Duquesne University School of Law

Prof. Oranburg discusses the sharing economy in Federalist Society video

Friday, January 6, 2017

Prof. Seth Oranburg is a featured speaker in a new video by The Federalist Society, Regulating Rideshare: The Rise of the Sharing Economy

The sharing economy is disrupting industries and transforming how people work, says the national group, but experts can’t even agree on what to call it. Oranburg joins lawyers, public policy professionals, and workers in discussing the legal and regulatory issues that continue to emerge as Uber, Lyft, airbnb, TaskRabbit, and similar platforms play an increasingly role in society.  

The video is the society's second in a series about the topic.

The Federalist Society for Law and Public Policy Studies is a group of conservatives and libertarians interested in the state of the legal order. The group was founded on the principles that the state exists to preserve freedom, that the separation of governmental powers is central to the U.S. Constitution, and that it is the province and duty of the judiciary to say what the law is, not what it should be.  The Society seeks to promote an awareness of these principles and to further them through its activities. 

Oranburg first appears at 1:27 in the society’s video, noting that he prefers to use the term peer-to-peer economy instead of sharing economy.  As a society, he says, “We need to make some larger decisions about whether we want to ensure that people are protected and that jobs are secure – which means not changing quickly – or to allow change to unfold in the hope that we will end up in a better society. 

“There is always a trade-off between making things safer and making them affordable,” the Duquesne Law professor says later in the piece. “And there is always a trade-off between government regulation and freedom of choice.

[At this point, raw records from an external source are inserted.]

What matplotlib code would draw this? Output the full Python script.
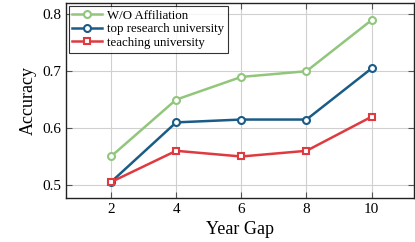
import matplotlib.pyplot as plt

year_gap = [2, 4, 6, 8, 10]
wo_affiliation = [0.55, 0.65, 0.69, 0.70, 0.79]
top_research = [0.505, 0.61, 0.615, 0.615, 0.705]
teaching = [0.505, 0.56, 0.55, 0.56, 0.62]

plt.rcParams['font.family'] = ['Liberation Serif', 'DejaVu Serif']

fig = plt.figure(figsize=(4.15, 2.42), dpi=100)
ax = fig.add_axes([66 / 415, 44 / 242, 348 / 415, 195 / 242])

green = "#92c67c"
blue = "#1b5c87"
red = "#df3a3f"

ax.plot(year_gap, wo_affiliation, color=green, lw=1.8, marker="o", ms=5,
        mfc="white", mec=green, mew=1.5, label="W/O Affiliation")
ax.plot(year_gap, top_research, color=blue, lw=1.8, marker="o", ms=5,
        mfc="white", mec=blue, mew=1.5, label="top research university")
ax.plot(year_gap, teaching, color=red, lw=1.8, marker="s", ms=5,
        mfc="white", mec=red, mew=1.5, label="teaching university")

ax.set_xlim(0.62, 11.3)
ax.set_ylim(0.477, 0.82)
ax.set_xticks(year_gap)
ax.set_yticks([0.5, 0.6, 0.7, 0.8])
ax.set_yticklabels(["0.5", "0.6", "0.7", "0.8"])
ax.grid(color="#d0d0d0", lw=0.8)
ax.set_axisbelow(True)
ax.tick_params(direction="in", top=True, right=True, labelsize=11,
               color="#555555", length=4)
for s in ax.spines.values():
    s.set_color("#222222")
    s.set_linewidth(1.0)

ax.set_xlabel("Year Gap", fontsize=13)
ax.set_ylabel("Accuracy", fontsize=13)

leg = ax.legend(loc="upper left", fontsize=9.3, frameon=True, fancybox=False,
                edgecolor="black", borderpad=0.3, labelspacing=0.12,
                handlelength=2.3, handletextpad=0.4, borderaxespad=0.2)
leg.get_frame().set_linewidth(0.8)

fig.savefig("out.png", dpi=100)
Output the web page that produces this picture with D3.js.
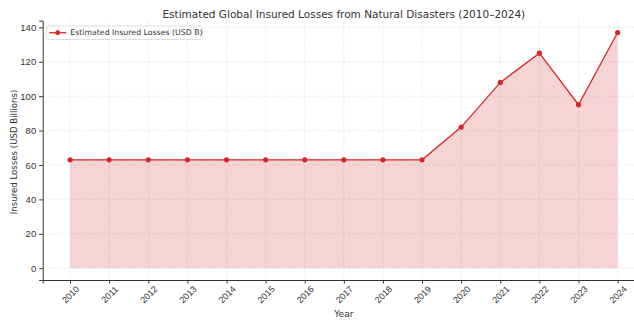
<!DOCTYPE html>
<html>
<head>
<meta charset="utf-8">
<script src="https://cdn.jsdelivr.net/npm/d3@7"></script>
<style>
  body { margin: 0; background: #fff; }
  svg { font-family: "DejaVu Sans", sans-serif; display: block; }
</style>
</head>
<body>
<div id="chart"></div>
<script>
// data
const years = [2010, 2011, 2012, 2013, 2014, 2015, 2016, 2017, 2018, 2019, 2020, 2021, 2022, 2023, 2024];
const losses = [63, 63, 63, 63, 63, 63, 63, 63, 63, 63, 82, 108, 125, 95, 137];
const yTicks = [0, 20, 40, 60, 80, 100, 120, 140];

const lineColor = "#d62728";

// dimensions
const W = 634, H = 324;
const margin = { top: 20.7, right: -11, bottom: 44, left: 42.7 };
const width = W - margin.left - margin.right,
  height = H - margin.top - margin.bottom;

const svg = d3.select("#chart")
  .append("svg")
  .attr("width", W)
  .attr("height", H)
  .attr("viewBox", `0 0 ${W} ${H}`);

const g = svg.append("g")
  .attr("transform", `translate(${margin.left},${margin.top})`);

// scales with matplotlib-like 5% margins
const xPad = (2024 - 2010) * 0.05;
const x = d3.scaleLinear()
  .domain([2010 - xPad, 2024 + xPad])
  .range([0, width]);

const yMaxV = d3.max(losses);
const yPad = yMaxV * 0.05;
const y = d3.scaleLinear()
  .domain([-yPad, yMaxV + yPad])
  .range([height, 0]);

// grid
const gridStyle = sel => sel
  .attr("stroke", "#b0b0b0")
  .attr("stroke-opacity", 0.3)
  .attr("stroke-width", 0.8)
  .attr("stroke-dasharray", "3,2");

g.append("g")
  .selectAll("line")
  .data(years)
  .join("line")
  .attr("x1", d => x(d)).attr("x2", d => x(d))
  .attr("y1", 0).attr("y2", height)
  .call(gridStyle);

g.append("g")
  .selectAll("line")
  .data(yTicks)
  .join("line")
  .attr("x1", 0).attr("x2", width)
  .attr("y1", d => y(d)).attr("y2", d => y(d))
  .call(gridStyle);

// area fill
const data = years.map((yr, i) => ({ year: yr, value: losses[i] }));

g.append("path")
  .datum(data)
  .attr("fill", lineColor)
  .attr("fill-opacity", 0.2)
  .attr("stroke", "none")
  .attr("d", d3.area()
    .x(d => x(d.year))
    .y0(y(0))
    .y1(d => y(d.value))
  );

// line
g.append("path")
  .datum(data)
  .attr("fill", "none")
  .attr("stroke", lineColor)
  .attr("stroke-width", 1.3)
  .attr("d", d3.line()
    .x(d => x(d.year))
    .y(d => y(d.value))
  );

g.selectAll(".dot")
  .data(data)
  .join("circle")
  .attr("class", "dot")
  .attr("cx", d => x(d.year))
  .attr("cy", d => y(d.value))
  .attr("r", 2.6)
  .attr("fill", lineColor);

// axes
const xAxis = g.append("g")
  .attr("transform", `translate(0,${height})`)
  .call(d3.axisBottom(x).tickValues(years).tickFormat(d3.format("d")).tickSizeOuter(0).tickSize(3.5));

xAxis.selectAll("text")
  .attr("font-size", 9)
  .attr("fill", "#333")
  .attr("text-anchor", "middle")
  .attr("y", 0)
  .attr("dy", "0.35em")
  .attr("transform", "translate(0,14.5) rotate(-45)");

const yAxis = g.append("g")
  .call(d3.axisLeft(y).tickValues(yTicks).tickSizeOuter(0).tickSize(3.5));

yAxis.selectAll("text")
  .attr("font-size", 9.5)
  .attr("fill", "#333");

[xAxis, yAxis].forEach(a => {
  a.select(".domain").attr("stroke", "#333").attr("stroke-width", 1);
  a.selectAll(".tick line").attr("stroke", "#333");
});

// labels
svg.append("text")
  .attr("x", margin.left + width / 2)
  .attr("y", 18)
  .attr("text-anchor", "middle")
  .attr("font-size", 10.5)
  .attr("fill", "#333")
  .text("Estimated Global Insured Losses from Natural Disasters (2010–2024)");

svg.append("text")
  .attr("x", margin.left + width / 2)
  .attr("y", 317)
  .attr("text-anchor", "middle")
  .attr("font-size", 9)
  .attr("fill", "#333")
  .text("Year");

svg.append("text")
  .attr("transform", `translate(17,152) rotate(-90)`)
  .attr("text-anchor", "middle")
  .attr("font-size", 8.6)
  .attr("fill", "#333")
  .text("Insured Losses (USD Billions)");

// legend
const legend = g.append("g").attr("transform", "translate(3.5,5.3)");
legend.append("rect")
  .attr("width", 156).attr("height", 13.5)
  .attr("rx", 2)
  .attr("fill", "#fff").attr("fill-opacity", 0.8)
  .attr("stroke", "#ddd");
legend.append("line")
  .attr("x1", 3).attr("x2", 20).attr("y1", 6.75).attr("y2", 6.75)
  .attr("stroke", lineColor).attr("stroke-width", 1.3);
legend.append("circle")
  .attr("cx", 11.5).attr("cy", 6.75).attr("r", 2.4).attr("fill", lineColor);
legend.append("text")
  .attr("x", 24).attr("y", 6.75)
  .attr("dy", "0.35em")
  .attr("font-size", 7.8)
  .attr("fill", "#333")
  .text("Estimated Insured Losses (USD B)");
</script>
</body>
</html>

That’s something as a society we need to re-evaluate now that we have new tools to have new choices.” 

Watch The Federalist Society’s video on YouTube or Facebook and share your opinions. 

Oranburg is an assistant professor of law who studies the effect of law on innovation and the economy. His research includes Internet shareholder activism, crowdfunding, venture capital and angel investing, smart contracts, network effects, information brokerage, and other commercial activities that relate to securities regulation, corporate finance, business associations, contracts, and related legal issues. He joined the Duquesne Law faculty in 2016.